• [DESCRIPTION OF THE TASK]: Can you print the data exactly and leave out each image?

* BEGIN *

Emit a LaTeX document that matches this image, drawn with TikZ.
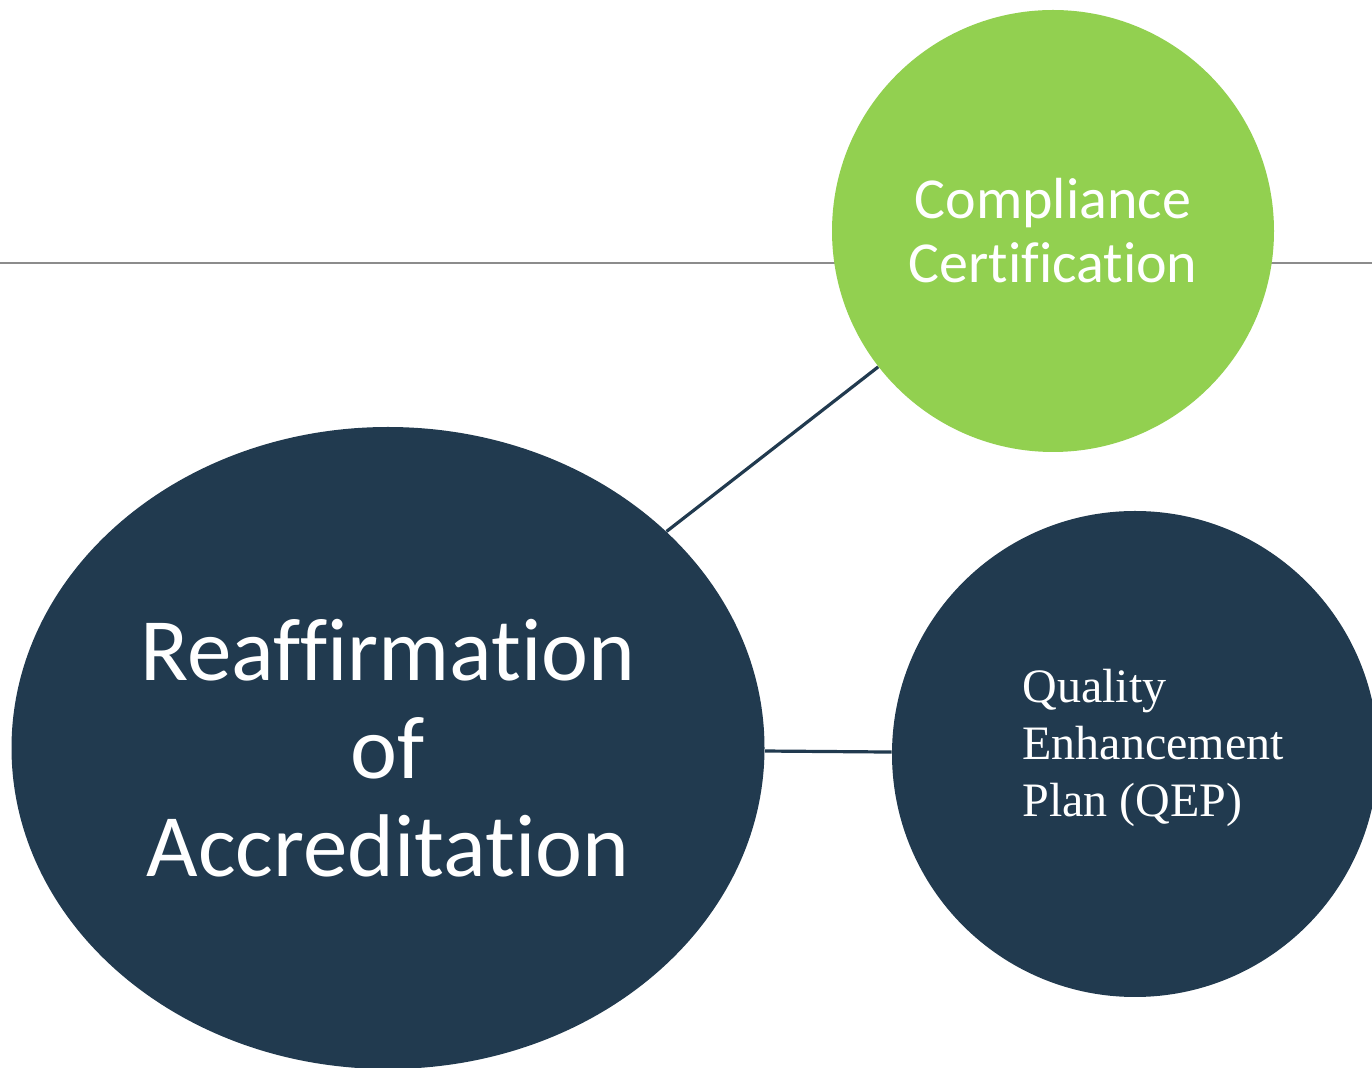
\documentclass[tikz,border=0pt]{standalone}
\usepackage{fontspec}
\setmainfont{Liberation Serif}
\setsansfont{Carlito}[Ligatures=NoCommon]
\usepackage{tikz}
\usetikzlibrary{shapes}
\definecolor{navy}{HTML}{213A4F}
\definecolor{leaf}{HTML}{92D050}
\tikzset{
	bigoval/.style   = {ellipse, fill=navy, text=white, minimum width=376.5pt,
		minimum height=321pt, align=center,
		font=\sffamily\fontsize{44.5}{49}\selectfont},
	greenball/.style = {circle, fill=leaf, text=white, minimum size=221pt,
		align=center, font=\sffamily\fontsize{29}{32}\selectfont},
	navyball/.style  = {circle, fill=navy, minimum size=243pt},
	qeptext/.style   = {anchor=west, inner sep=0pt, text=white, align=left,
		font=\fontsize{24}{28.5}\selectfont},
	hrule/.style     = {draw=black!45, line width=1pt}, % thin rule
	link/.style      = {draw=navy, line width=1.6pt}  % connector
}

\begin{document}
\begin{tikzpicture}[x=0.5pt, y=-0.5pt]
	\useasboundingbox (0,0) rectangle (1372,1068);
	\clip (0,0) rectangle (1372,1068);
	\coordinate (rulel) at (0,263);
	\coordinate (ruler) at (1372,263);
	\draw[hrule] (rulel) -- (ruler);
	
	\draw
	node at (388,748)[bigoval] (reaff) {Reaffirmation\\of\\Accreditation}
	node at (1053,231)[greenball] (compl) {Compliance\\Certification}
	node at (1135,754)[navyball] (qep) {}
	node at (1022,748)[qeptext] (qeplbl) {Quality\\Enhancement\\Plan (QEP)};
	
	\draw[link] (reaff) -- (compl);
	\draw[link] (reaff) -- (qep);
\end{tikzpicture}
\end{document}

* END *

• [SOLUTION]:
Emit a LaTeX document that matches this image, drawn with TikZ.
\documentclass[tikz,border=0pt]{standalone}
\usepackage{fontspec}
\setmainfont{Liberation Serif}
\setsansfont{Carlito}[Ligatures=NoCommon]
\usepackage{tikz}
\usetikzlibrary{shapes}
\definecolor{navy}{HTML}{213A4F}
\definecolor{leaf}{HTML}{92D050}
\tikzset{
	bigoval/.style   = {ellipse, fill=navy, text=white, minimum width=376.5pt,
		minimum height=321pt, align=center,
		font=\sffamily\fontsize{44.5}{49}\selectfont},
	greenball/.style = {circle, fill=leaf, text=white, minimum size=221pt,
		align=center, font=\sffamily\fontsize{29}{32}\selectfont},
	navyball/.style  = {circle, fill=navy, minimum size=243pt},
	qeptext/.style   = {anchor=west, inner sep=0pt, text=white, align=left,
		font=\fontsize{24}{28.5}\selectfont},
	hrule/.style     = {draw=black!45, line width=1pt}, % thin rule
	link/.style      = {draw=navy, line width=1.6pt}  % connector
}

\begin{document}
\begin{tikzpicture}[x=0.5pt, y=-0.5pt]
	\useasboundingbox (0,0) rectangle (1372,1068);
	\clip (0,0) rectangle (1372,1068);
	\coordinate (rulel) at (0,263);
	\coordinate (ruler) at (1372,263);
	\draw[hrule] (rulel) -- (ruler);
	
	\draw
	node at (388,748)[bigoval] (reaff) {Reaffirmation\\of\\Accreditation}
	node at (1053,231)[greenball] (compl) {Compliance\\Certification}
	node at (1135,754)[navyball] (qep) {}
	node at (1022,748)[qeptext] (qeplbl) {Quality\\Enhancement\\Plan (QEP)};
	
	\draw[link] (reaff) -- (compl);
	\draw[link] (reaff) -- (qep);
\end{tikzpicture}
\end{document}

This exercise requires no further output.